Goal: Find all lines in the listing that include the word "Output", then copy them.

Supplied material:
--- --- ---

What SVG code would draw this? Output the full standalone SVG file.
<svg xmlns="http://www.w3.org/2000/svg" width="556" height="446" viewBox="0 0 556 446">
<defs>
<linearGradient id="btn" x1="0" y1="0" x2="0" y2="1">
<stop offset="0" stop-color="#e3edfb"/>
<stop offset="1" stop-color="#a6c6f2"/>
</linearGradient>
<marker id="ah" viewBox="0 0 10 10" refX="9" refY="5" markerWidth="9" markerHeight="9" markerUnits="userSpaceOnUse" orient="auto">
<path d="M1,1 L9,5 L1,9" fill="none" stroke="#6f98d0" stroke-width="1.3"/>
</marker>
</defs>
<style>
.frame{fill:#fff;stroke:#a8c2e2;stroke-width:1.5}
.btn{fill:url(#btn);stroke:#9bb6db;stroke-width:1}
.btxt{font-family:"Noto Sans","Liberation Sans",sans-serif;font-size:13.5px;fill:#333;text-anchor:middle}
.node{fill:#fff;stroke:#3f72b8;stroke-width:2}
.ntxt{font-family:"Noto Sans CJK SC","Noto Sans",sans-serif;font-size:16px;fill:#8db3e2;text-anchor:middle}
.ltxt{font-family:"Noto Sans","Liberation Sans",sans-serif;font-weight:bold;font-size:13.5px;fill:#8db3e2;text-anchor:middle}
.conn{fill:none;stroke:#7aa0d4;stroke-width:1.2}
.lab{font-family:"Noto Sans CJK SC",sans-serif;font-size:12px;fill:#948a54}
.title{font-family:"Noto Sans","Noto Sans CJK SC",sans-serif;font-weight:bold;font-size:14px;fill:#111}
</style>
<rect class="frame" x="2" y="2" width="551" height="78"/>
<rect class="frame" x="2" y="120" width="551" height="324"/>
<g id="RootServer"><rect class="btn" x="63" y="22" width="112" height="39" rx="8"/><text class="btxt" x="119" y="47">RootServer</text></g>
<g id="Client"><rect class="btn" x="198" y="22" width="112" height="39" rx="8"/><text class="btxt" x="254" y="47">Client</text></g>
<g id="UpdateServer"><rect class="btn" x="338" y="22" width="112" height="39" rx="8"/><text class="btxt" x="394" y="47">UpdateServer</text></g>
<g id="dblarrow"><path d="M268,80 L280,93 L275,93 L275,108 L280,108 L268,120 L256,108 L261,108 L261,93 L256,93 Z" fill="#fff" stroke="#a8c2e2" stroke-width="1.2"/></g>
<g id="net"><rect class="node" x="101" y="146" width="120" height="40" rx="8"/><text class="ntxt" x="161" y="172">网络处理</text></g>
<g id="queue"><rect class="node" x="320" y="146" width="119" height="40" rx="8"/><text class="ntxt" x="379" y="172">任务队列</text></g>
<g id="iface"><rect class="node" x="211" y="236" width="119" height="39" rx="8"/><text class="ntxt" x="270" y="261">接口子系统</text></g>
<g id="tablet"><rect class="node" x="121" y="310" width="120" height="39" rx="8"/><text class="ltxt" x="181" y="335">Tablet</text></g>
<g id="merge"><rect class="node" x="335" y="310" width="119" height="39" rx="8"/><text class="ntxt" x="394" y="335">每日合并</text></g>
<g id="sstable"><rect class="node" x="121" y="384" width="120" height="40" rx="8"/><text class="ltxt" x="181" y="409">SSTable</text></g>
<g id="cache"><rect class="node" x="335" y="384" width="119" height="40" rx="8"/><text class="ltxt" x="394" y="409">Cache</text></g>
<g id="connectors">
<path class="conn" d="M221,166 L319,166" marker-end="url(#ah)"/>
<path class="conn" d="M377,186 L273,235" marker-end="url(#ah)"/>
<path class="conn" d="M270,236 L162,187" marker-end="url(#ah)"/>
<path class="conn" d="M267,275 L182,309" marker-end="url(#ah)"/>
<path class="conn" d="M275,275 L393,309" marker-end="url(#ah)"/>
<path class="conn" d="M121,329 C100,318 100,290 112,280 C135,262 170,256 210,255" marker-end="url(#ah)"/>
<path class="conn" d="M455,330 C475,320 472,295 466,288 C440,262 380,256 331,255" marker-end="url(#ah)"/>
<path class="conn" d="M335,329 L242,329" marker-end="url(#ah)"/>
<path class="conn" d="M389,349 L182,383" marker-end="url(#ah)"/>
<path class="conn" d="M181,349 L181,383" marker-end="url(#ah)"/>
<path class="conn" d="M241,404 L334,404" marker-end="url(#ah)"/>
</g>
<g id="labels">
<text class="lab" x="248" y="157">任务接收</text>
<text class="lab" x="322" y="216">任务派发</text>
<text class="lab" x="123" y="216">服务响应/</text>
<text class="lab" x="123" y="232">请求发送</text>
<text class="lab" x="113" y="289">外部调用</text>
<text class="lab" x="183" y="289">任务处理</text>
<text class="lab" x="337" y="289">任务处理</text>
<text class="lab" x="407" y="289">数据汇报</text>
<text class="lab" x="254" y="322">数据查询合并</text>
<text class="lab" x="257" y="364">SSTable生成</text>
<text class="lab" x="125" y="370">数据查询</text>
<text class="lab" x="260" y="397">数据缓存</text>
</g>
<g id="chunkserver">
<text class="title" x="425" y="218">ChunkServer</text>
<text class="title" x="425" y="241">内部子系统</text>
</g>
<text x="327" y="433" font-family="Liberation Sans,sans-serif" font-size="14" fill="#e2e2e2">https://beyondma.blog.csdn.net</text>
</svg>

--- --- ---

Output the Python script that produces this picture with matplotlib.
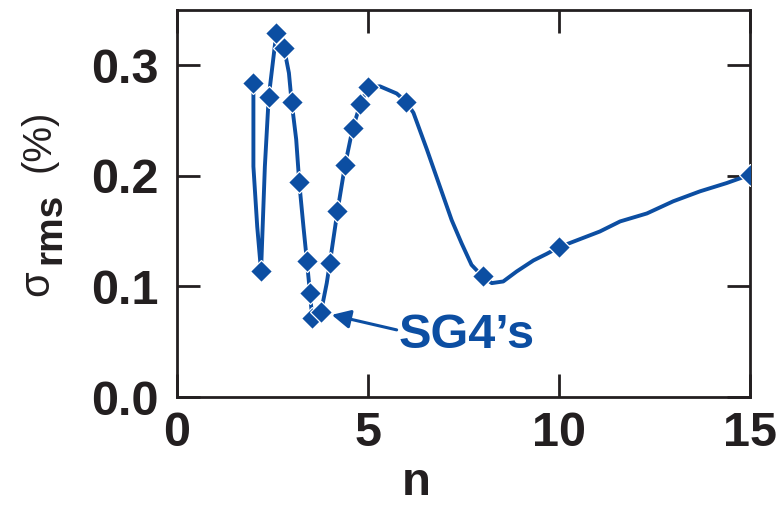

--- --- ---

Finished exercise:
What SVG code would draw this? Output the full standalone SVG file.
Output the Python script that produces this picture with matplotlib.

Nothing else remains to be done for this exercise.